The lower lead frame 110 may be attached to a bottom surface of the upper lead frame 130 by an adhesion layer 120. The adhesion layer 120 may include an insulating adhesion layer, for example, an epoxy resin material or a silicone resin material. The upper lead frame 130 may have a rectangular shape. Portions of the lower lead frame 110 may protrude from the edges of the upper lead frame 130 toward outside the upper lead frame 130. For example, the first sub-leads 110 x of the leads 100 of the first and second lead groups 111 and 112 of the lower lead frame 110 may protrude in opposite directions in the X-axis direction from both opposite edges 130 c and 130 b, respectively, of the upper lead frame 130 toward outside the upper lead frame 130, and the second sub-leads 110 y of the leads 100 of the first and second lead groups 111 and 112 of the lower lead frame 110 may protrude from an edge 130 a between both the opposite edges 130 b and 130 c of the upper lead frame 130 toward outside the upper lead frame 130. The length of the protrusions of the first sub-leads 100 x may be equal to or greater than the length of the protrusions of the second sub-leads 100 y. The protrusions of the first sub-leads 100 x may have a straight shape. The protrusions of the first sub-leads 100 x may have a bent shape in a side view, as illustrated in FIGS. 1A and 1B. For example, the first sub-leads 100 x of at least one of the first and second lead groups 111 and 112 may be bent in a direction toward the upper lead frame 130 at an angle and may be bent in a direction away from the upper lead frame 130 at an angle, and may be bent in both the direction toward the upper lead frame 130 at the angle and in the direction away from the upper lead frame 130 at the same angle so that the first sub-leads 100 x extend in two parallel planes. Further, each of the bends may be encapsulated by the mold layer 160; however, aspects need not be limited thereto.
The upper lead frame 130 may include a conductive material, such as a metal layer, like the lower frame lead 110. The upper lead frame 130 may include an insulating material, such as a glass layer or a resin layer, unlike the lower frame lead 110. In the event that the upper lead frame 130 includes an insulating material, the upper lead frame 130 may be different from the adhesion layer 120 between the lower lead frame 110 and the upper lead frame 130 in terms of material.
Referring to FIG. 10, a semiconductor package 1 may correspond to a thin small outline package (TSOP) including the lead frame 10 and one or more semiconductor chips 140 mounted on the lead frame 10. Each the semiconductor chips 140 may be memory devices or non-memory devices; however aspects need not be limited thereto such that the semiconductor chips 140 may include at least one memory device and at least one non-memory device. Each of the semiconductor chips 140 may have a one-row bonding pad structure including a plurality of bonding pads 145 arrayed in a single row on an edge of a top surface thereof.
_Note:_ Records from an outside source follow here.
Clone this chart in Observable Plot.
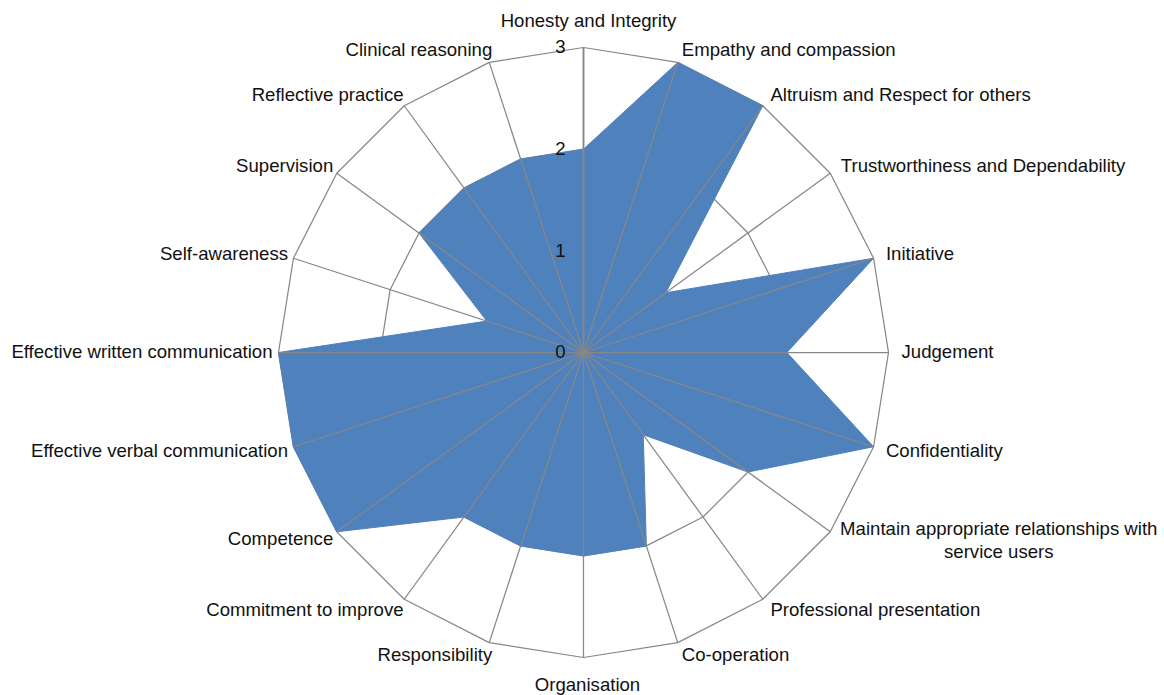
<!DOCTYPE html>
<html>
<head>
<meta charset="utf-8">
<script src="https://cdn.jsdelivr.net/npm/d3@7"></script>
<script src="https://cdn.jsdelivr.net/npm/@observablehq/plot@0.6"></script>
<style>
  html, body { margin: 0; padding: 0; background: #fff; }
  #chart { width: 1164px; height: 695px; }
  svg { font-family: "Liberation Sans", Arial, Helvetica, sans-serif; }
</style>
</head>
<body>
<div id="chart"></div>
<script>
// ---- data ----
const categories = [
  "Honesty and Integrity",
  "Empathy and compassion",
  "Altruism and Respect for others",
  "Trustworthiness and Dependability",
  "Initiative",
  "Judgement",
  "Confidentiality",
  "Maintain appropriate relationships with\nservice users",
  "Professional presentation",
  "Co-operation",
  "Organisation",
  "Responsibility",
  "Commitment to improve",
  "Competence",
  "Effective verbal communication",
  "Effective written communication",
  "Self-awareness",
  "Supervision",
  "Reflective practice",
  "Clinical reasoning"
];
const values = [2, 3, 3, 1, 3, 2, 3, 2, 1, 2, 2, 2, 2, 3, 3, 3, 1, 2, 2, 2];
const tickValues = [0, 1, 2, 3];
const maxValue = 3;

// ---- layout ----
const W = 1164, H = 695;
const cx = 583, cy = 352;       // centre in px
const K = 305 / maxValue;       // px per unit
const labelR = maxValue + 13 / K;
const FS = 18.6;

const n = categories.length;
const ang = i => (i * 2 * Math.PI) / n;
const px = (r, i) => r * Math.sin(ang(i));
const py = (r, i) => r * Math.cos(ang(i));

const poly = values.map((v, i) => ({x: px(v, i), y: py(v, i)}));
const rings = tickValues.filter(t => t > 0).flatMap(t =>
  categories.map((c, i) => ({level: t, x: px(t, i), y: py(t, i)})));
const spokes = categories.map((c, i) => ({i, x: px(maxValue, i), y: py(maxValue, i)}));
const labels = categories.map((c, i) => ({i, label: c, x: px(labelR, i), y: py(labelR, i)}));

const half = n / 2;
const rightLabels = labels.filter(d => d.i > 0 && d.i < half && d.i !== 7);
const leftLabels = labels.filter(d => d.i > half);
const topLabels = labels.filter(d => d.i === 0);
const bottomLabels = labels.filter(d => d.i === half);
const wrapLabels = labels.filter(d => d.i === 7);

const grid = "#878787";
const textColor = "#111";

const chart = Plot.plot({
  width: W,
  height: H,
  margin: 0,
  style: {fontFamily: '"Liberation Sans", Arial, Helvetica, sans-serif', background: "#fff"},
  x: {domain: [-cx / K, (W - cx) / K], axis: null},
  y: {domain: [-(H - cy) / K, cy / K], axis: null},
  marks: [
    Plot.line(rings, {x: "x", y: "y", z: "level", stroke: grid, strokeWidth: 1.25, curve: "linear-closed"}),
    Plot.line(poly, {x: "x", y: "y", fill: "#4f81bd", stroke: "#4f81bd", strokeWidth: 1, curve: "linear-closed"}),
    Plot.link(spokes, {x1: d => 0, y1: d => 0, x2: "x", y2: "y", stroke: grid, strokeWidth: 1.25}),
    Plot.link(spokes.filter(d => d.i === 0), {x1: d => 0, y1: d => 0, x2: "x", y2: "y", stroke: grid, strokeWidth: 1.75}),
    Plot.text(tickValues, {x: d => 0, y: d => d, text: d => String(d), textAnchor: "end", dx: -18, fontSize: FS, fill: textColor}),
    Plot.text(rightLabels, {x: "x", y: "y", text: "label", textAnchor: "start", fontSize: FS, fill: textColor}),
    Plot.text(leftLabels, {x: "x", y: "y", text: "label", textAnchor: "end", dx: 7, fontSize: FS, fill: textColor}),
    Plot.text(topLabels, {x: "x", y: "y", text: "label", textAnchor: "middle", lineAnchor: "bottom", dx: 5, dy: -8, fontSize: FS, fill: textColor}),
    Plot.text(bottomLabels, {x: "x", y: "y", text: "label", textAnchor: "middle", lineAnchor: "top", dx: 4, dy: 7, fontSize: FS, fill: textColor}),
    Plot.text(wrapLabels, {x: "x", y: "y", text: "label", textAnchor: "middle", dx: 158, lineHeight: 1.19, fontSize: FS, fill: textColor})
  ]
});
document.getElementById("chart").appendChild(chart);
</script>
</body>
</html>
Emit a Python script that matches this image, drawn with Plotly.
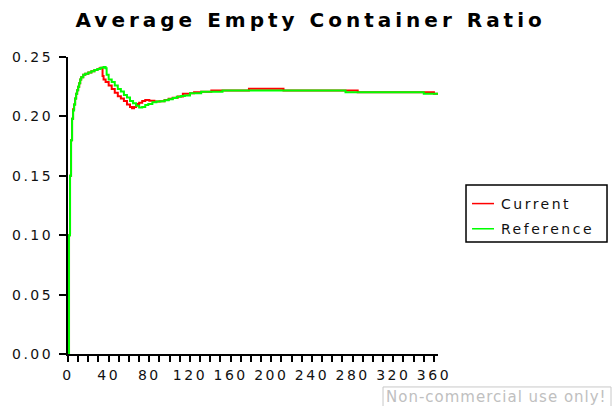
import plotly.graph_objects as go

# Simulation time (days) and average empty container ratio for each run
time_current = [0, 1, 2, 3, 4, 5, 6, 7, 8, 9, 10, 11, 12, 13, 15, 17, 20, 23, 26, 29, 31, 33,
                34, 35, 37, 40, 43, 46, 49, 52, 55, 58, 61, 63, 65, 67, 70, 73, 76, 80, 85, 90,
                95, 99, 103, 108, 113, 120, 124, 131, 141, 178, 212, 285, 360, 364]
ratio_current = [0.0, 0.10, 0.15, 0.18, 0.198, 0.206, 0.210, 0.215, 0.219, 0.222, 0.225, 0.228,
                 0.231, 0.233, 0.235, 0.236, 0.237, 0.238, 0.239, 0.240, 0.2405, 0.241,
                 0.234, 0.231, 0.229, 0.226, 0.223, 0.220, 0.217, 0.215, 0.213, 0.210, 0.208,
                 0.2068, 0.208, 0.2105, 0.2115, 0.213, 0.2138, 0.2132, 0.2125, 0.2128,
                 0.2138, 0.2148, 0.2158, 0.2168, 0.219, 0.2194, 0.2203, 0.2208, 0.2219,
                 0.2233, 0.2219, 0.2203, 0.2191, 0.2191]

time_reference = [0, 1, 2, 3, 4, 5, 6, 7, 8, 9, 10, 11, 12, 13, 15, 17, 20, 23, 26, 29, 32, 35,
                  37, 38, 40, 43, 46, 49, 52, 55, 58, 61, 64, 67, 70, 73, 76, 79, 83, 87, 91, 95,
                  99, 103, 107, 111, 115, 120, 131, 152, 273, 350, 364]
ratio_reference = [0.0, 0.10, 0.15, 0.18, 0.198, 0.205, 0.210, 0.215, 0.219, 0.222, 0.225, 0.228,
                   0.231, 0.233, 0.235, 0.236, 0.237, 0.238, 0.239, 0.240, 0.241, 0.2415,
                   0.2405, 0.235, 0.231, 0.229, 0.226, 0.223, 0.221, 0.218, 0.216, 0.213, 0.211,
                   0.209, 0.2075, 0.208, 0.2095, 0.2105, 0.212, 0.2125, 0.2128, 0.2135, 0.2145,
                   0.2155, 0.2165, 0.2172, 0.2175, 0.2194, 0.2208, 0.2219, 0.2203, 0.2191, 0.2191]

series_names = ["Current", "Reference"]
FONT = "DejaVu Sans, Verdana, sans-serif"

fig = go.Figure()
fig.add_trace(go.Scatter(x=time_current, y=ratio_current, name=series_names[0],
                         legendgroup="cur", mode="lines",
                         line=dict(color="#ff0000", width=2, shape="hv")))
fig.add_trace(go.Scatter(x=time_reference, y=ratio_reference, name=series_names[1],
                         legendgroup="ref", mode="lines",
                         line=dict(color="#00ff00", width=2, shape="hv")))

axis_common = dict(showgrid=False, zeroline=False, tickcolor="black", tickwidth=2)

fig.update_layout(
    width=614, height=406,
    margin=dict(l=68, r=176, t=57, b=52),
    paper_bgcolor="white", plot_bgcolor="white",
    font=dict(family=FONT, size=14, color="#111111"),
    title=dict(text="Average Empty Container Ratio", x=0.506, xanchor="center",
               y=0.95, yanchor="middle",
               font=dict(family=FONT, size=20, color="black", weight="bold")),
    xaxis=dict(range=[0, 364], tick0=0, dtick=40, ticks="outside", ticklen=6,
               showline=True, linecolor="black", linewidth=2, ticklabelstandoff=1,
               minor=dict(dtick=10, tick0=0, ticks="outside", ticklen=6,
                          tickcolor="black", tickwidth=2),
               **axis_common),
    xaxis2=dict(overlaying="x", matches="x", anchor="y", side="bottom",
                tick0=0, dtick=10, ticks="inside", ticklen=6,
                showticklabels=False, showline=False, **axis_common),
    yaxis=dict(range=[0, 0.25], tick0=0, dtick=0.05, tickformat=".2f",
               ticks="outside", ticklen=7, showline=True, linecolor="black", linewidth=2,
               ticklabelstandoff=3, **axis_common),
    yaxis2=dict(overlaying="y", matches="y", anchor="x", side="left",
                tick0=0, dtick=0.05, ticks="inside", ticklen=7,
                showticklabels=False, showline=False, **axis_common),
    legend=dict(x=1.0622, y=0.559, xanchor="left", yanchor="top",
                bgcolor="rgba(0,0,0,0)", borderwidth=0, tracegroupgap=4,
                traceorder="grouped",
                font=dict(family=FONT, size=14, color="#111111")),
    showlegend=True,
)

# Legend frame and the licence stamp in the lower right corner
fig.add_shape(type="rect", xref="paper", yref="paper", x0=1.0757, x1=1.4568,
              y0=0.377, y1=0.569, line=dict(color="black", width=1.5))
fig.add_shape(type="rect", xref="paper", yref="paper", x0=0.8514, x1=1.4676,
              y0=-0.185, y1=-0.111, line=dict(color="#c8c8c8", width=1))
fig.add_annotation(text="Non-commercial use only!", xref="paper", yref="paper",
                   x=1.1568, y=-0.146, xanchor="center", yanchor="middle", showarrow=False,
                   font=dict(family=FONT, size=15, color="#c0c0c0"))

# Letter-spaced text and short, thin legend swatches
post_js = """
document.querySelectorAll('.gtitle').forEach(function(t){t.style.letterSpacing='4px';});
document.querySelectorAll('.xtick text, .ytick text, .legendtext').forEach(function(t){t.style.letterSpacing='2.5px';});
document.querySelectorAll('.annotation-text').forEach(function(t){t.style.letterSpacing='1px';});
document.querySelectorAll('.legend .scrollbox, .legend').forEach(function(g){g.removeAttribute('clip-path');});
document.querySelectorAll('.legendlines path').forEach(function(p){
  p.setAttribute('d', 'M11,0h22'); p.style.strokeWidth='1.5px';
});
"""

fig.write_html("out.html", post_script=post_js)
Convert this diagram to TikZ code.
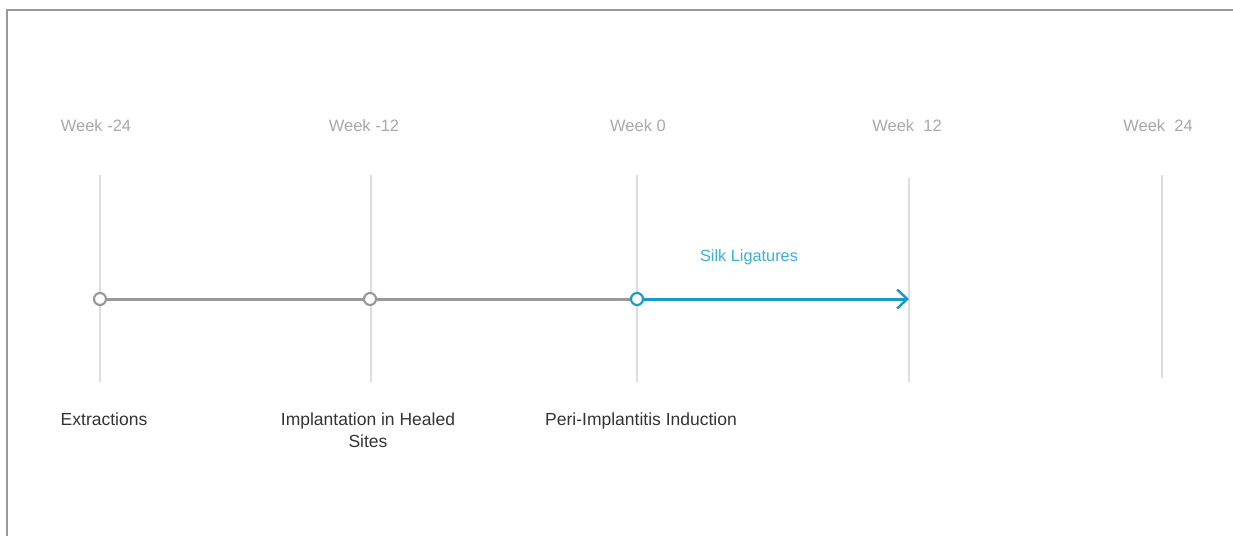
\documentclass[tikz,border=0pt]{standalone}
\usepackage{fontspec}
\setmainfont{Liberation Sans}
\usetikzlibrary{arrows.meta}
\definecolor{frame}{HTML}{999999}
\definecolor{tick}{HTML}{DDDDDD}
\definecolor{weekc}{HTML}{A8A8A8}
\definecolor{linec}{HTML}{999999}
\definecolor{bluec}{HTML}{1A9BC6}
\definecolor{bluet}{HTML}{3AAFD8}
\definecolor{labc}{HTML}{333333}
\begin{document}
\begin{tikzpicture}[x=1pt,y=-1pt,
  weeklab/.style={font=\fontsize{16.5}{20}\selectfont, text=weekc, inner sep=0pt},
  evlab/.style={font=\fontsize{17.5}{22}\selectfont, text=labc, inner sep=0pt, align=center, anchor=north},
  tickline/.style={draw=tick, line width=1.5pt},
  dotc/.style={circle, draw=#1, fill=white, line width=2.2pt, minimum size=12pt, inner sep=0pt}]
\useasboundingbox (0,0) rectangle (1233,536);
\draw[frame, line width=2pt] (7,536) -- (7,9.5) -- (1233,9.5);
% week labels
\node[weeklab] (w1) at (96,125.5) {Week -24};
\node[weeklab] (w2) at (364,125.5) {Week -12};
\node[weeklab] (w3) at (638,125.5) {Week 0};
\node[weeklab] (w4) at (907,125.5) {Week\ \ 12};
\node[weeklab] (w5) at (1158,125.5) {Week\ \ 24};
% tick lines
\coordinate (t1a) at (100,175); \coordinate (t1b) at (100,382);
\coordinate (t2a) at (371,175); \coordinate (t2b) at (371,382);
\coordinate (t3a) at (637,175); \coordinate (t3b) at (637,382);
\coordinate (t4a) at (909,178); \coordinate (t4b) at (909,382);
\coordinate (t5a) at (1162,175); \coordinate (t5b) at (1162,378);
\foreach \i in {1,...,5} { \draw[tickline] (t\i a) -- (t\i b); }
% timeline
\coordinate (e) at (909,299);
\node[dotc=linec] (d1) at (100,299) {};
\node[dotc=linec] (d2) at (370,299) {};
\node[dotc=bluec] (d3) at (637,299) {};
\draw[linec, line width=3pt] (d1) -- (d2);
\draw[linec, line width=3pt] (d2) -- (d3);
\draw[bluec, line width=3pt, -{Straight Barb[length=10pt,width=19pt,line width=2.5pt]}] (d3) -- (e);
\node[font=\fontsize{16.3}{20}\selectfont, text=bluet, inner sep=0pt] (silk) at (749,257) {Silk Ligatures};
% event labels
\node[evlab] (x1) at (104,413) {Extractions};
\node[evlab] (x2) at (368,413) {Implantation in Healed\\Sites};
\node[evlab] (x3) at (641,413) {Peri-Implantitis Induction};
\end{tikzpicture}
\end{document}
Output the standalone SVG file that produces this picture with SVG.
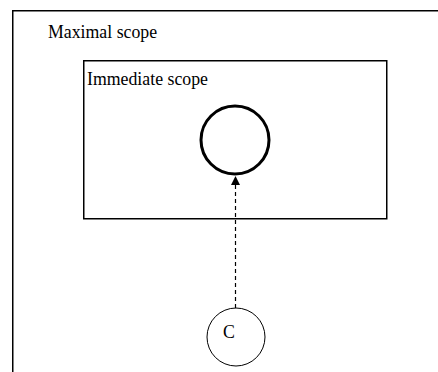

The bonding pads 145 may be arrayed in a direction (e.g., the X-axis direction) that the first sub-leads 100 x extend.
The semiconductor chips 140 may have substantially an identical size. In a pair of directly stacked semiconductor chips 140, the upper semiconductor chip 140 may be shifted in the Y-axis direction to expose the bonding pads 145 of the lower semiconductor chip 140. An insulating adhesion layer 142 may be disposed between the semiconductor chips 140. Further, the insulating adhesion layer 142 may be disposed between the lowermost semiconductor chip 140 and the upper lead frame 130. The insulating adhesion layer 142 may include an epoxy resin material. A plurality of bonding wires 150 may be connected to the bonding pads 145 and the second sub-leads 100 y, thereby electrically connecting the semiconductor chips 140 to the lead frame 10. The semiconductor package 1 may further include a mold layer 160 encapsulating the lead frame 10 and the semiconductor chips 140. The first sub-leads 100 x may have protrusions 100 z that protrude from at least one of opposite sidewalls of the mold layer 160 toward outside the mold layer 160. That is, the protrusions 100 z of the first sub-leads 100 x may extend in the X-axis direction. The protrusions 100 z of the first sub-leads 100 x may act as outer leads that electrically connect the semiconductor package 1 to an external electronic device, such as a printed circuit board, a main board, or a module substrate.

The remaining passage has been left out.